Introduction

lsts is a proof assistant and sometimes a programming language. LSTS is designed for assisted reasoning in mathematical proofs. For those feeling particularly adventurous, it may even be possible to use as a programming language.

  • Lightweight. LSTS is only 3K sloc of Rust code with no dependencies.
  • Fast. Benchmarks compare to Rust itself for compilation speed and efficiency.
  • Familiar. The Syntax is usually similar to Coq, ML, or Haskell.

Intended Audience

This tutorial and reference has been compiled for people who have significant mathematical or programming experience and are looking to try something new. LSTS is anything but average. There are still huge pieces of functionality missing from LSTS. There are also huge pieces of functionality that are already outperforming comparable software products. Hopefully this guide will help you find something inspiring.

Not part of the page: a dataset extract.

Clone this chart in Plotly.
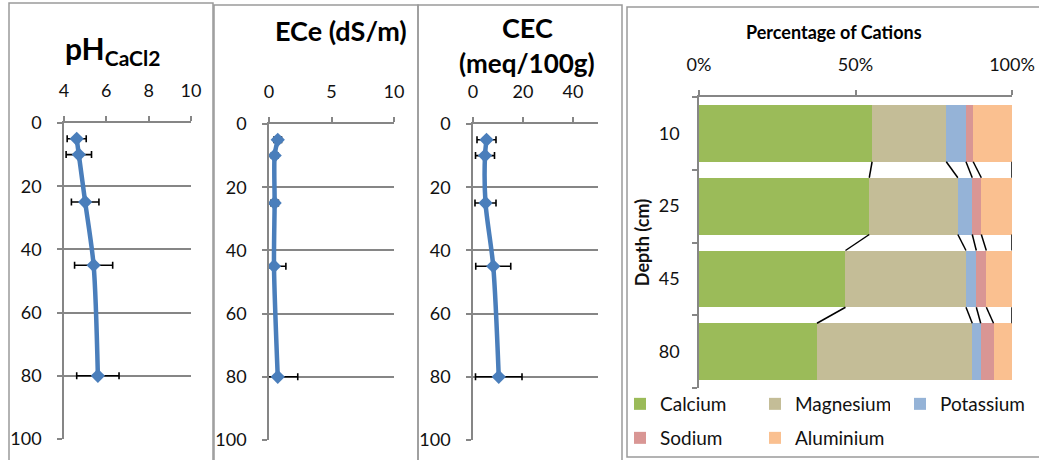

Soon this guide will help you also find something useful. You can help us improve more quickly by suggesting improvements or asking questions.

Contributing

LSTS is free and open source. You can find the source code on GitHub and issues and feature requests can be posted on the GitHub issue tracker. LSTS relies on the community to fix bugs and add features: if you would like to contribute, please read the Code of Conduct guide and consider opening a pull request.

License

The LSTS source and documentation are released under the MIT License.